Information given:
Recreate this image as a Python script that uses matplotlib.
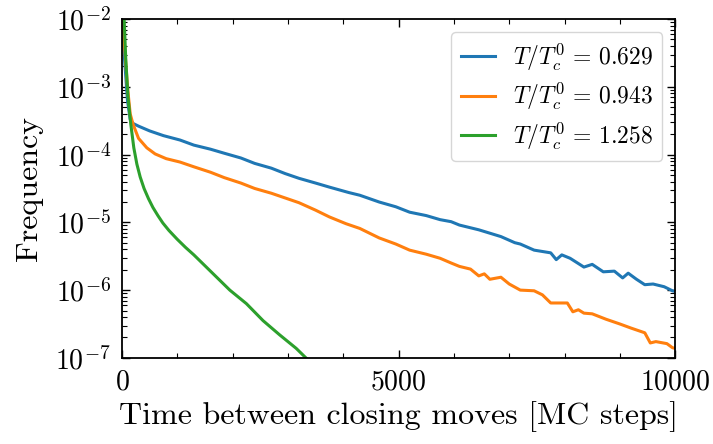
import numpy as np
import matplotlib
matplotlib.use("Agg")
import matplotlib.pyplot as plt
from matplotlib.ticker import MultipleLocator, LogLocator, NullFormatter

plt.rcParams['font.family'] = 'serif'
plt.rcParams['font.serif'] = ['cmr10']
plt.rcParams['mathtext.fontset'] = 'cm'
plt.rcParams['axes.formatter.use_mathtext'] = True

# log10(frequency)
t_low = [0, 40, 100, 150, 200, 300, 500, 750, 1050, 1300, 1600, 1850, 2150, 2400,
         2700, 2950, 3200, 3500, 3750, 4100, 4300, 4650, 4950, 5200, 5500, 5750,
         5950, 6100, 6300, 6450, 6650, 6850, 7100, 7200, 7450, 7750, 7850, 7950,
         8100, 8350, 8500, 8700, 8900, 9050, 9150, 9300, 9450, 9600, 9800, 9950, 10000]
logf_low = [-1.9, -2.5, -3.2, -3.48, -3.54, -3.58, -3.65, -3.72, -3.785, -3.86, -3.92,
            -3.98, -4.05, -4.13, -4.20, -4.28, -4.35, -4.42, -4.48, -4.56, -4.60, -4.70,
            -4.77, -4.85, -4.90, -4.96, -4.99, -5.04, -5.08, -5.11, -5.16, -5.21, -5.30,
            -5.32, -5.41, -5.45, -5.55, -5.48, -5.53, -5.66, -5.62, -5.73, -5.72, -5.82,
            -5.75, -5.84, -5.92, -5.91, -5.95, -6.01, -6.02]

t_mid = [0, 40, 100, 150, 200, 300, 450, 600, 800, 1050, 1300, 1600, 1850, 2150, 2400,
         2700, 2950, 3200, 3500, 3750, 4050, 4300, 4650, 4950, 5200, 5500, 5750, 5950,
         6100, 6300, 6450, 6550, 6650, 6850, 7000, 7200, 7450, 7600, 7750, 8050, 8150,
         8250, 8350, 8500, 8750, 9000, 9200, 9450, 9550, 9650, 9850, 9950, 10000]
logf_mid = [-1.8, -2.3, -3.0, -3.4, -3.55, -3.76, -3.90, -3.99, -4.06, -4.11, -4.18,
            -4.26, -4.34, -4.42, -4.50, -4.57, -4.64, -4.71, -4.82, -4.92, -5.02, -5.09,
            -5.23, -5.32, -5.41, -5.47, -5.53, -5.60, -5.65, -5.69, -5.79, -5.76, -5.84,
            -5.81, -5.91, -6.00, -6.01, -6.07, -6.19, -6.19, -6.32, -6.29, -6.34, -6.35,
            -6.43, -6.50, -6.56, -6.63, -6.78, -6.76, -6.79, -6.85, -6.86]

t_high = [0, 40, 70, 110, 160, 215, 270, 330, 400, 480, 560, 650, 740, 850, 1000,
          1150, 1300, 1500, 1700, 1950, 2250, 2550, 2850, 3150, 3350, 3500]
logf_high = [-1.7, -2.0, -2.6, -3.15, -3.55, -3.90, -4.14, -4.33, -4.50, -4.65, -4.78,
             -4.90, -5.01, -5.12, -5.25, -5.37, -5.48, -5.64, -5.80, -6.0, -6.20,
             -6.45, -6.66, -6.86, -7.02, -7.14]

labels = [r'$T/T_c^0\,=\,0.629$', r'$T/T_c^0\,=\,0.943$', r'$T/T_c^0\,=\,1.258$']

fig = plt.figure(figsize=(7.13, 4.44), dpi=100)
ax = fig.add_axes([0.171, 0.194, 0.776, 0.763])

for t, lf, lab in zip([t_low, t_mid, t_high], [logf_low, logf_mid, logf_high], labels):
    ax.plot(t, 10.0 ** np.array(lf), lw=2.2, label=lab)

ax.set_yscale('log')
ax.set_xlim(0, 10000)
ax.set_ylim(1e-7, 1e-2)
ax.xaxis.set_major_locator(MultipleLocator(5000))
ax.xaxis.set_minor_locator(MultipleLocator(1000))
ax.yaxis.set_major_locator(LogLocator(base=10, numticks=10))
ax.yaxis.set_minor_locator(LogLocator(base=10, subs=np.arange(2, 10), numticks=20))
ax.yaxis.set_minor_formatter(NullFormatter())

ax.tick_params(which='both', direction='in', top=True, right=True, labelsize=20)
ax.tick_params(which='major', length=6, width=1.0, pad=8)
ax.tick_params(which='minor', length=3.5, width=0.8)
for s in ax.spines.values():
    s.set_linewidth(1.3)

ax.set_xlabel('Time between closing moves [MC steps]', fontsize=23, labelpad=4)
ax.set_ylabel('Frequency', fontsize=23, labelpad=9)
ax.legend(loc='upper right', fontsize=17, handlelength=1.45, handletextpad=0.75,
          framealpha=0.8, labelspacing=0.35, borderaxespad=0.55)

fig.savefig('out.png', dpi=100)
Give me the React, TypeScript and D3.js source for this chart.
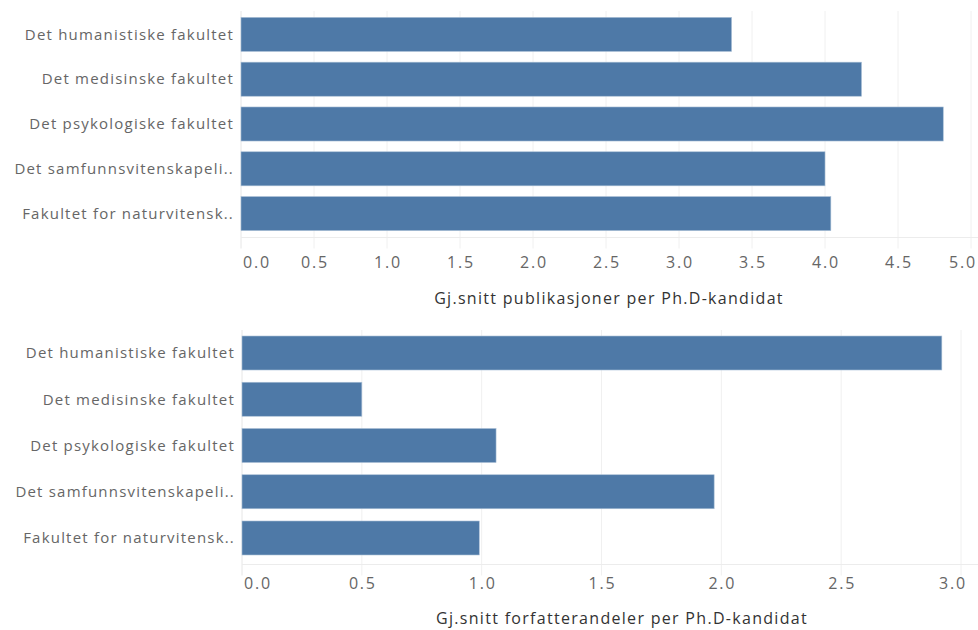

Instruction:
Repeat the listing above up to and including the line with "plt.rcParams['axes.formatter.use_mathtext'] = True", starting from its first line. Drop any pictures.

Answer in full:
Recreate this image as a Python script that uses matplotlib.
import numpy as np
import matplotlib
matplotlib.use("Agg")
import matplotlib.pyplot as plt
from matplotlib.ticker import MultipleLocator, LogLocator, NullFormatter

plt.rcParams['font.family'] = 'serif'
plt.rcParams['font.serif'] = ['cmr10']
plt.rcParams['mathtext.fontset'] = 'cm'
plt.rcParams['axes.formatter.use_mathtext'] = True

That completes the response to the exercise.